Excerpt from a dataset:
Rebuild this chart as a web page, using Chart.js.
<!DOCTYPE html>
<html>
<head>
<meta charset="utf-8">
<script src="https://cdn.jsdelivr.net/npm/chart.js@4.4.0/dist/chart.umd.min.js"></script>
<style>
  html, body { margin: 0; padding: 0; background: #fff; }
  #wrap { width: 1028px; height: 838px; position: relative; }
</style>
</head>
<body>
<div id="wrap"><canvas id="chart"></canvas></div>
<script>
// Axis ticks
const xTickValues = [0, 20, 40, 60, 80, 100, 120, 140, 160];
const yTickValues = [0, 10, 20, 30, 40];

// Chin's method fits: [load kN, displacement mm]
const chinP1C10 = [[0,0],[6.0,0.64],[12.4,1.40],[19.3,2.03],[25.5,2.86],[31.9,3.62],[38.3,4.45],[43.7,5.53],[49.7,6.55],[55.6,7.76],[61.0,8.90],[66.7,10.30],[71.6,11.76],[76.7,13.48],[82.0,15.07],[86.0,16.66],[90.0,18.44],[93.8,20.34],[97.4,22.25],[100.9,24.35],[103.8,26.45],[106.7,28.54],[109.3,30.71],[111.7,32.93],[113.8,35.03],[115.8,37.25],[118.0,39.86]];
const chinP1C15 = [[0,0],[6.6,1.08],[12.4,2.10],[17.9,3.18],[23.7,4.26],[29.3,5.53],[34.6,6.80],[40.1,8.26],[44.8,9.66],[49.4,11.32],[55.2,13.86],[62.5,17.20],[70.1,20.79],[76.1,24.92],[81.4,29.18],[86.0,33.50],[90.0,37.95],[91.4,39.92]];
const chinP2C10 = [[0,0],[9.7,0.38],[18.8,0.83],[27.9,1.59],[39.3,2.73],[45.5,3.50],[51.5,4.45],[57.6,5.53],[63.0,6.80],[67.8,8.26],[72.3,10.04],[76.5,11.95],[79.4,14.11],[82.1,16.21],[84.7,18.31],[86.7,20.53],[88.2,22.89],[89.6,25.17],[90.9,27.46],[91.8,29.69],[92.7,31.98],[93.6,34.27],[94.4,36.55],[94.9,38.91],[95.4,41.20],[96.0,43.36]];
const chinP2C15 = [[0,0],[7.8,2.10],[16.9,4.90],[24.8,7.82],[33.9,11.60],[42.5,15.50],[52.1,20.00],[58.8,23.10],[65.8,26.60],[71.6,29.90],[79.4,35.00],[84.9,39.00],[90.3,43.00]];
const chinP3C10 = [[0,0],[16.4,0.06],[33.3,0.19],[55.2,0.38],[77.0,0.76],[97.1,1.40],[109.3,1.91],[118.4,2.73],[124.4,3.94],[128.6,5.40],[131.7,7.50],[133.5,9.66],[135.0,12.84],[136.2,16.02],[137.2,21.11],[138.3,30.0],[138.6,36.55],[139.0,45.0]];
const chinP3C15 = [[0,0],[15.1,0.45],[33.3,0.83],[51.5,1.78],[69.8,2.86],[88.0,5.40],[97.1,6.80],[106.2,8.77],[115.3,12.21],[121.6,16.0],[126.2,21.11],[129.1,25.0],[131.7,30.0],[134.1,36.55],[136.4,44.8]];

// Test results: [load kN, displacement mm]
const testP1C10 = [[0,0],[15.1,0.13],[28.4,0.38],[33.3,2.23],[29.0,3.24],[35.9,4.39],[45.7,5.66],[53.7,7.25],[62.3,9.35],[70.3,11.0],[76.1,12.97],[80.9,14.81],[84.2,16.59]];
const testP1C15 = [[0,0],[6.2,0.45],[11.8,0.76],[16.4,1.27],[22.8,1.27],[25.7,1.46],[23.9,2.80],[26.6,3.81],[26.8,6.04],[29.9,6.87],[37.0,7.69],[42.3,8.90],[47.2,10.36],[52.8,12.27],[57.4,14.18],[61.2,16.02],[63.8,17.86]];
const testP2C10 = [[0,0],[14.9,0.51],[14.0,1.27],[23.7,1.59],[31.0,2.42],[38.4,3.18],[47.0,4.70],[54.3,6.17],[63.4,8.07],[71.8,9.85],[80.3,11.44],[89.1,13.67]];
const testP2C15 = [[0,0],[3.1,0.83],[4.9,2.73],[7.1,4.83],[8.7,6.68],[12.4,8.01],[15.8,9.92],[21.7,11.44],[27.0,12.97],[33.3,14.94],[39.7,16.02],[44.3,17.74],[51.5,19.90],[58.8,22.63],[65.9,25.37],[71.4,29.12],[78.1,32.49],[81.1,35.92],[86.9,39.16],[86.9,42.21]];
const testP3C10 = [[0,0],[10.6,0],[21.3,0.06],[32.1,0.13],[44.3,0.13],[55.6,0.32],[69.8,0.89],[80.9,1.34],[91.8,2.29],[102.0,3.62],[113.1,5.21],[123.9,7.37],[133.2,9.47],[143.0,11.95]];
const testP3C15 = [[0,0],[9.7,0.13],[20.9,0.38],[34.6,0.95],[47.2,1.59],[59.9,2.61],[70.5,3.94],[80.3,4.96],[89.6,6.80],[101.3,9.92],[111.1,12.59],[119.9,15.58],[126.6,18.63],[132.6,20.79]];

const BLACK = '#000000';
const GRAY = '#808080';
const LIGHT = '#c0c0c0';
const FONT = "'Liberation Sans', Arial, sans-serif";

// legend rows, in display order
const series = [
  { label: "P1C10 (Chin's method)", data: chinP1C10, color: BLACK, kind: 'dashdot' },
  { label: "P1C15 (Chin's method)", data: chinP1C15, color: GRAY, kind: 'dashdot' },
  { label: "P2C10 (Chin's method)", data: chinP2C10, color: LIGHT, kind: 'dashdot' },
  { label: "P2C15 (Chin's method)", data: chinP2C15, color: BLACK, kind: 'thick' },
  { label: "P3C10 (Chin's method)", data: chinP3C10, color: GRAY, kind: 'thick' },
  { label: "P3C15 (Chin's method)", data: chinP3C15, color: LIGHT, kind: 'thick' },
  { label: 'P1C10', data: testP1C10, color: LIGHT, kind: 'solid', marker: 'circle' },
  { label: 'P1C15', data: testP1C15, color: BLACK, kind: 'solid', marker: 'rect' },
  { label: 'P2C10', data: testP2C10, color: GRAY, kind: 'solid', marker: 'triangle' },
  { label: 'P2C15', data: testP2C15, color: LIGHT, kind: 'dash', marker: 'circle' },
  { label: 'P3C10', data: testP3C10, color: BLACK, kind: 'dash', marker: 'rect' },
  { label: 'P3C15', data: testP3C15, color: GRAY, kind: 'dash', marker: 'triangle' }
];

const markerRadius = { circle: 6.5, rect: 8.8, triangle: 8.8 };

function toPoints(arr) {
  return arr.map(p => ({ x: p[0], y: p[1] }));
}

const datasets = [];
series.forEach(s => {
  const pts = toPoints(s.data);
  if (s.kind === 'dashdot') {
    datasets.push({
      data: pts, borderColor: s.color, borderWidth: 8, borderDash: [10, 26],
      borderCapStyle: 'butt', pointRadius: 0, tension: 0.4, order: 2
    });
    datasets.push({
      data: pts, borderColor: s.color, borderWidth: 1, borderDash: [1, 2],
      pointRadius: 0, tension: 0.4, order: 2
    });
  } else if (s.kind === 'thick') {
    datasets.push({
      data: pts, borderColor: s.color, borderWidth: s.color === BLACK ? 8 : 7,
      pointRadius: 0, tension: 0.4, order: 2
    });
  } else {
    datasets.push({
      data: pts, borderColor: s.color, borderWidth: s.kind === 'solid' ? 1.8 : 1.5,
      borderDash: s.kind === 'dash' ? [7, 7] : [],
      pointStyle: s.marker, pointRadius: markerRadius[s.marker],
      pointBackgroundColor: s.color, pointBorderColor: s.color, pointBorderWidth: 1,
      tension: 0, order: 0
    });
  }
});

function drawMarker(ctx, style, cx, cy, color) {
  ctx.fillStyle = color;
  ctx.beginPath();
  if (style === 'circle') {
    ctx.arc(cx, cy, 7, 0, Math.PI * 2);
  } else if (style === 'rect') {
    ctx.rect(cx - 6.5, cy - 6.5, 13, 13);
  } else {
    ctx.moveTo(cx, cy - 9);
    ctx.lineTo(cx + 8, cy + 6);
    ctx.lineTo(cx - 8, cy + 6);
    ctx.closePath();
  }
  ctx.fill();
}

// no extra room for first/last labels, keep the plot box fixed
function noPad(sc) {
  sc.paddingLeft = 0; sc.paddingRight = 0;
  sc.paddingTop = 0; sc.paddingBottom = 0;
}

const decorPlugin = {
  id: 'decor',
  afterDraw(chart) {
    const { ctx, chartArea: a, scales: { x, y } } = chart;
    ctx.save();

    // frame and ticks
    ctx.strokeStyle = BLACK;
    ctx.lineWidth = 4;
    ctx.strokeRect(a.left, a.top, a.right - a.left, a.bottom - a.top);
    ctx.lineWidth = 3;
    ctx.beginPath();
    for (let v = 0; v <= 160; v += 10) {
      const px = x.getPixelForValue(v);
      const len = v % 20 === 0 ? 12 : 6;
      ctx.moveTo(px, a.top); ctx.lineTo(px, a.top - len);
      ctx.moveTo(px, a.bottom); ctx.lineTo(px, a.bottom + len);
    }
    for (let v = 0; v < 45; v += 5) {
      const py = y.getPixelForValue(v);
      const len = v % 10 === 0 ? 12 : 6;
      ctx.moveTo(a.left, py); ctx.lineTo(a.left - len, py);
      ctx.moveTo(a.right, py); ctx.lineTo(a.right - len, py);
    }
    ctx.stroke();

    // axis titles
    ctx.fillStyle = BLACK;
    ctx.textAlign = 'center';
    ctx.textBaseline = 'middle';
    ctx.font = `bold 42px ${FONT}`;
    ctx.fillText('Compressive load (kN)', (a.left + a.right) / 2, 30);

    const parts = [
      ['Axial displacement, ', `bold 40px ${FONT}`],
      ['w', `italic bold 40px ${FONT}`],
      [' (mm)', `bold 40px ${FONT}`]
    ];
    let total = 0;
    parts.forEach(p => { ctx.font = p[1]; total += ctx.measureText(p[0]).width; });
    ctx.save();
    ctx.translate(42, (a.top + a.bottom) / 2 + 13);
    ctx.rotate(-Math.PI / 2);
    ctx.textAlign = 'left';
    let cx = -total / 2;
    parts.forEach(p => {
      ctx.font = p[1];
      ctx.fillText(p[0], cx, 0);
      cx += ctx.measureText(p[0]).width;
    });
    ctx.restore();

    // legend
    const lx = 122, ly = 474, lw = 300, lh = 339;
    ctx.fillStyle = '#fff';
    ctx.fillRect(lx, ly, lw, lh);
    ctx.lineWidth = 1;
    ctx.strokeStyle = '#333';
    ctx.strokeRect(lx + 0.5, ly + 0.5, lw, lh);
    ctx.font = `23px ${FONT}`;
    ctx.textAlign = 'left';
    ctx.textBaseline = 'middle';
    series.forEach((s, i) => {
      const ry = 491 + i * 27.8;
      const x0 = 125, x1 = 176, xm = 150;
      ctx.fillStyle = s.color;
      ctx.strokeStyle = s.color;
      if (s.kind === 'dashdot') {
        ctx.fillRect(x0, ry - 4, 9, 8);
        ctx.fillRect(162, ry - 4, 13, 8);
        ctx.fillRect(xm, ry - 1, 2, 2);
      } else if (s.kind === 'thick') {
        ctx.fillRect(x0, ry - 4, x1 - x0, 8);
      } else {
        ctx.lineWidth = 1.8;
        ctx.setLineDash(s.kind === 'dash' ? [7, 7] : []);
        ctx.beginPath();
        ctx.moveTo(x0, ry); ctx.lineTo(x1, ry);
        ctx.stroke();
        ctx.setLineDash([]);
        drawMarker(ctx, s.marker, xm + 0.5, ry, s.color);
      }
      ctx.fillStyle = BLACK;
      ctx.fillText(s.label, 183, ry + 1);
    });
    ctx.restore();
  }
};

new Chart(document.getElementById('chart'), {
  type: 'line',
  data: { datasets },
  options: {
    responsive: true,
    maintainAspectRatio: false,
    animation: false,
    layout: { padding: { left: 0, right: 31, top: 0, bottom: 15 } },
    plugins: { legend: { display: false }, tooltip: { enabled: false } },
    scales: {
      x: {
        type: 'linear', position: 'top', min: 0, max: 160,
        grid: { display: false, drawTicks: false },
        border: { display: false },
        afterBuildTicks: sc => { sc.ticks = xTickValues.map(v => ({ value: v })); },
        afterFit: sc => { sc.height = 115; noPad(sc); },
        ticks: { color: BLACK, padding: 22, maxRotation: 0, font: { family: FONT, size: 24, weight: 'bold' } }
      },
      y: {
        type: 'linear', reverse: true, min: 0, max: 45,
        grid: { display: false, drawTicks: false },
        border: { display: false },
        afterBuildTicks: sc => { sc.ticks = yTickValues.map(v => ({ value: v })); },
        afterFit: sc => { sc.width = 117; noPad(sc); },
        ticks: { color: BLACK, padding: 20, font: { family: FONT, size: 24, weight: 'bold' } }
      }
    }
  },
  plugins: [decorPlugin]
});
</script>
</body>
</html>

==

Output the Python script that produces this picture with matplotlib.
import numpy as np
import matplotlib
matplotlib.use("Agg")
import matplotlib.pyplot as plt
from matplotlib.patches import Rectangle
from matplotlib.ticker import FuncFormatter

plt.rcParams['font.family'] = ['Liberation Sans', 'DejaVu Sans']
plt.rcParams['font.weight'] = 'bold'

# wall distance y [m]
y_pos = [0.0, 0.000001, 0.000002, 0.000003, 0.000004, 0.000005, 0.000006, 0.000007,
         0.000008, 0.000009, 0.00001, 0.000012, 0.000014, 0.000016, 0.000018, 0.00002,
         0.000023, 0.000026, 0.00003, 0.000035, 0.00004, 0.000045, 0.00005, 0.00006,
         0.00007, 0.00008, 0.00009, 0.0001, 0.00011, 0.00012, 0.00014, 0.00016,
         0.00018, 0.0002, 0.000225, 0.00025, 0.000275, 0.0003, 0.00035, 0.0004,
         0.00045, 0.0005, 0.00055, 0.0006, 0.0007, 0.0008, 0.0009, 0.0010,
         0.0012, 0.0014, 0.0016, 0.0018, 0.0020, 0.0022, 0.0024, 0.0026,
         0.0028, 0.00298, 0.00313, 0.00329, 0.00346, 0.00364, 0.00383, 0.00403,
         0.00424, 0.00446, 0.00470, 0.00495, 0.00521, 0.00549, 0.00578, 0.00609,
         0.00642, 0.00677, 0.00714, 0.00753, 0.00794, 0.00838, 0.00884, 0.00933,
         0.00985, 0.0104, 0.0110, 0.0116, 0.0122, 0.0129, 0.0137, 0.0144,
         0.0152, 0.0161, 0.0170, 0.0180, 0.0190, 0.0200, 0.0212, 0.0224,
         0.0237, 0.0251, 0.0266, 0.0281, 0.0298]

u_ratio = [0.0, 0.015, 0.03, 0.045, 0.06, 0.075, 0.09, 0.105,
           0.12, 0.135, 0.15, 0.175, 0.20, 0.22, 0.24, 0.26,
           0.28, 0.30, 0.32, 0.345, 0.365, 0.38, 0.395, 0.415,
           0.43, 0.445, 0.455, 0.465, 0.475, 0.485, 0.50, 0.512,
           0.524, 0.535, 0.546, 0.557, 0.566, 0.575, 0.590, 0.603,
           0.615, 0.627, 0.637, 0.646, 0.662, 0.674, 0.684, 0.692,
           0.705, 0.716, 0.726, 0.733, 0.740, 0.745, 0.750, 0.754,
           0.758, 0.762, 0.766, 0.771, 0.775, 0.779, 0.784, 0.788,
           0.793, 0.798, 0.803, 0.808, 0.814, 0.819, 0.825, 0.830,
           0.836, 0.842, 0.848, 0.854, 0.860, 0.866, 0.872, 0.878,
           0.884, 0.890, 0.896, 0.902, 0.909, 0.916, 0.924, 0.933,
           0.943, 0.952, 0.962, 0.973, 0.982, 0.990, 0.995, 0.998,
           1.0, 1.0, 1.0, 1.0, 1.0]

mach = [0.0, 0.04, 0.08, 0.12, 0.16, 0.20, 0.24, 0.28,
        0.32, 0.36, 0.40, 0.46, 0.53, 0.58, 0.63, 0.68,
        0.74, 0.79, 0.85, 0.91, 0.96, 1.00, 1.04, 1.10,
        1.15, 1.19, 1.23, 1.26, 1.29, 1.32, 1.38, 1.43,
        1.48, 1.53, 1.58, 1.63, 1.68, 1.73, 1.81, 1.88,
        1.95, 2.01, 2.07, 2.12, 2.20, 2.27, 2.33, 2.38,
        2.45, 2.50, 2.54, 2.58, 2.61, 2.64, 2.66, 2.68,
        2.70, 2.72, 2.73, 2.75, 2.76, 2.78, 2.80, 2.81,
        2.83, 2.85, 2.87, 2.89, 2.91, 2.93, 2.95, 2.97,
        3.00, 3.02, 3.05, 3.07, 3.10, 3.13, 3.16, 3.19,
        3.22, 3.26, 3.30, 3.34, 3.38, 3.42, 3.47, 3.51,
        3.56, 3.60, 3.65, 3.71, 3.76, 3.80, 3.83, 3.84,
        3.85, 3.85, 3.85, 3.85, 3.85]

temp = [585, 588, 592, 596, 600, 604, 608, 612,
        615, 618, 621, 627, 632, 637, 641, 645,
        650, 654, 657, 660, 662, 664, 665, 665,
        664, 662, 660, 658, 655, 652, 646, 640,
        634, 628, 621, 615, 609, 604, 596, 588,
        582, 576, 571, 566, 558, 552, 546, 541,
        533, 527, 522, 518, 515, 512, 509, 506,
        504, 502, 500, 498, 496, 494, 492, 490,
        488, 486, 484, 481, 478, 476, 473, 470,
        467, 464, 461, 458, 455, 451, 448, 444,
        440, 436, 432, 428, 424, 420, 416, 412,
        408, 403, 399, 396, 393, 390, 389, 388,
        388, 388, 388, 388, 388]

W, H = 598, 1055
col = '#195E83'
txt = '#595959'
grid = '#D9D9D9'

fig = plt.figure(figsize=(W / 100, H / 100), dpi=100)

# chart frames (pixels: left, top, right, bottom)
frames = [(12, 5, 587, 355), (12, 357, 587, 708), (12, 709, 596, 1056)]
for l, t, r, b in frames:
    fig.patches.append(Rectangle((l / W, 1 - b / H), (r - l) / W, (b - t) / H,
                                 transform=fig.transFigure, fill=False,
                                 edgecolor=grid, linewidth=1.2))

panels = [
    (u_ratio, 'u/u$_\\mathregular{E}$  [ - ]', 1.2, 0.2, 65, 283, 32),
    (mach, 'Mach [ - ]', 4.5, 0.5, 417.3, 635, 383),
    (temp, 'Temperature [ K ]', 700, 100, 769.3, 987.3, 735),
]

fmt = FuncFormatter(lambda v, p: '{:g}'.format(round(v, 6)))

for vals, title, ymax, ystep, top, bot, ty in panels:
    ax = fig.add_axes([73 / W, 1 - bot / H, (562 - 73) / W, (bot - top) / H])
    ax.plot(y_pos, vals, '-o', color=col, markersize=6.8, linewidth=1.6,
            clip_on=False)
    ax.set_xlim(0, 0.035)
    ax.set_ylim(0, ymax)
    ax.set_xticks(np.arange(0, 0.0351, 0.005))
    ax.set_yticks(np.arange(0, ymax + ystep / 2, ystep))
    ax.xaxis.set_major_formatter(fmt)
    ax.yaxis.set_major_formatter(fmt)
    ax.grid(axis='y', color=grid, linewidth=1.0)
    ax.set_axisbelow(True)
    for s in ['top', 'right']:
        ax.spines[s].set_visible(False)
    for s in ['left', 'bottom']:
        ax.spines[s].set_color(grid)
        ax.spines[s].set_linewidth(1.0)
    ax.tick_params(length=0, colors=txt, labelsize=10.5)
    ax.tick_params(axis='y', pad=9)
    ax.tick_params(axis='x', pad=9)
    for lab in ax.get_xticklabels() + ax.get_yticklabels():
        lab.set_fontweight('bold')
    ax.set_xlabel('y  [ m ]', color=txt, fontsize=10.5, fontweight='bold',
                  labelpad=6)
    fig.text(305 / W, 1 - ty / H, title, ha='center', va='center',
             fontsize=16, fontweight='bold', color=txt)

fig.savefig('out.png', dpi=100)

| Task to carry out |
Give back, exactly as written, each line from the one that contains "Rebuild this chart" through the one that contains "const yTickValues = [0, 10, 20, 30, 40];".

| Response |
Rebuild this chart as a web page, using Chart.js.
<!DOCTYPE html>
<html>
<head>
<meta charset="utf-8">
<script src="https://cdn.jsdelivr.net/npm/chart.js@4.4.0/dist/chart.umd.min.js"></script>
<style>
  html, body { margin: 0; padding: 0; background: #fff; }
  #wrap { width: 1028px; height: 838px; position: relative; }
</style>
</head>
<body>
<div id="wrap"><canvas id="chart"></canvas></div>
<script>
// Axis ticks
const xTickValues = [0, 20, 40, 60, 80, 100, 120, 140, 160];
const yTickValues = [0, 10, 20, 30, 40];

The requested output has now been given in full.